Tuesday, July 21, 2009

Cronkite, the fairness doctrine, truth unspun

Walter Cronkite died. I didn't know him well, and I suspect most of my generation and those born after us didn't get to see him at work and know him only by association.

We think of him as the man who always told the truth, but anyone who has pulled together witness statements after a crime or accident knows that the truth depends on perspective. Cronkite lived in a time when people didn't question the perspective of anchorman. (They were all men back then, and mostly still are. I'll give you a dime if you can name a national anchorman today and another dime if you can also name the cable news jockeys.)

As Jack Shafer writes on Slate, Cronkite had the luxury of reporting in a time when Americans began to turn to the tube for their news, the first great abandonment of the print media industry. Shafer argues, persuasively, that people trusted what they watched because it was they watched it, and no one wants to knowingly watch liars.

Cronkite lived when media bias was either accepted, ignored or, and I think this is more likely, when people thought a reporter's personal viewpoint would not bias a story. Sort of the journalist equivalent of physics before the uncertainty principle: you could report on a story as a passive prism.

That cozy relationship didn't work for politicians because sometimes they had to twist facts to start a war or avoid charges of adultery. In these cases, it was and still is easier to stab the messenger than dispute the facts.

Cronkite also operated under the laughably quaint federal Fairness Doctrine, which as Shafer describes it:
The doctrine required broadcast station licensees to address controversial issues of public importance but also to allow contrasting points of view to be included in the discussion. One way around the Fairness Doctrine was to tamp down controversy, which all three networks often did.
Honest news programs, and the Sunday morning spinning talking heads shows, still operate under this principle, which has one great flaw: sometimes one side is flat out wrong. I'll leave it to you to supply your own examples.
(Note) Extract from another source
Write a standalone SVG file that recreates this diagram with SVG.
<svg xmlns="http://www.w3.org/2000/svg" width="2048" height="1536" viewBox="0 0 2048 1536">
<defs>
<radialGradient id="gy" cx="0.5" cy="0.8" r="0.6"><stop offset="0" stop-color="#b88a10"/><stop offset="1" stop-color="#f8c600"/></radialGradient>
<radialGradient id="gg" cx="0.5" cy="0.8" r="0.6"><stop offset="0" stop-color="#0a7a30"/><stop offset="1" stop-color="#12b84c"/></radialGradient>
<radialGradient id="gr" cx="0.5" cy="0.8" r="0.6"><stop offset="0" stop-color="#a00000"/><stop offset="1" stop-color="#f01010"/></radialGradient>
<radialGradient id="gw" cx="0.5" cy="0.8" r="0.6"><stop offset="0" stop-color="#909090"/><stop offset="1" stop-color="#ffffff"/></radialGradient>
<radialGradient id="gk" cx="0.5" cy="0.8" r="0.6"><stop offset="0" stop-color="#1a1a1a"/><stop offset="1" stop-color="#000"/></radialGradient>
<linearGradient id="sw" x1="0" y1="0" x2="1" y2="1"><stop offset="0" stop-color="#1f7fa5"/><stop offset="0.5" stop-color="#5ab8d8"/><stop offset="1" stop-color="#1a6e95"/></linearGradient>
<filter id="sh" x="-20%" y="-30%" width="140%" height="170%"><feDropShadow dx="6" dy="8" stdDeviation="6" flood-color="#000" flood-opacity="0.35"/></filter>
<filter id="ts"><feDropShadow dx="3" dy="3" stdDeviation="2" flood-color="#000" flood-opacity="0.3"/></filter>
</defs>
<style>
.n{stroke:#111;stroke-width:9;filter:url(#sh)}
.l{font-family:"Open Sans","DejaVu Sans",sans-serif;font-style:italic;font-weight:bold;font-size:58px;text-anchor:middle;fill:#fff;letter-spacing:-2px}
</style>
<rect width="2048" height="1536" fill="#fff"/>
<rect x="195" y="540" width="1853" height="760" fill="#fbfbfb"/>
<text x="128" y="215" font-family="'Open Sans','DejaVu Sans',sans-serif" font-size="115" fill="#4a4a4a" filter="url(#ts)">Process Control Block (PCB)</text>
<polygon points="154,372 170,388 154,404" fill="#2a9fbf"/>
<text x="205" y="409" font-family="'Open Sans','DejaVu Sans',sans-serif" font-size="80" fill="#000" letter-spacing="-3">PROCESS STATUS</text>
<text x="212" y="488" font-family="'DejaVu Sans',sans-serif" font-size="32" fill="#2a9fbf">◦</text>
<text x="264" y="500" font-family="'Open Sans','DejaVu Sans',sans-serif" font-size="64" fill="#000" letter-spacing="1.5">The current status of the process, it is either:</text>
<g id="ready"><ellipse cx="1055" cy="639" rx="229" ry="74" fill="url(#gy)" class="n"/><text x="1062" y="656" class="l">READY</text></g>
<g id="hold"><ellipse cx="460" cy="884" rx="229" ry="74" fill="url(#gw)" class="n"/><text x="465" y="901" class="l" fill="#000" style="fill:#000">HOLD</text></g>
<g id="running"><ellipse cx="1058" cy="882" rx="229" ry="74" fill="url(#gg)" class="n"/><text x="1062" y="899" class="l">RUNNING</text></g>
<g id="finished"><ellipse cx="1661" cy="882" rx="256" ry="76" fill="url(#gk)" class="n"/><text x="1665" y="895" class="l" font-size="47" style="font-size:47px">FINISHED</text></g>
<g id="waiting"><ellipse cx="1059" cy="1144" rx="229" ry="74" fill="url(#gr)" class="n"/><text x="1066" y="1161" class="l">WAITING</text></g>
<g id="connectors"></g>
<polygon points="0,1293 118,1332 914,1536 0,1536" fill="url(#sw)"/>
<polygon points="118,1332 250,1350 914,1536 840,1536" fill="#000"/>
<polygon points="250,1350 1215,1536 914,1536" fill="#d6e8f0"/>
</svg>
Today, we watch news looking for a media bias. But for the most part, we only watch shows that already agree with our world view, confirming what we think we know about the world but not illuminating it.

The lens we use to view the world reveals more about us than it does about the world. In this age of social media, where everyone with a computer is not only a consumer of news but a potential creator, let us hope that we are not looking at the world through the narrow end of a telescope, but are using social media as a powerful version of the Hubble Telescope to look at an expanding universe, not a smaller one.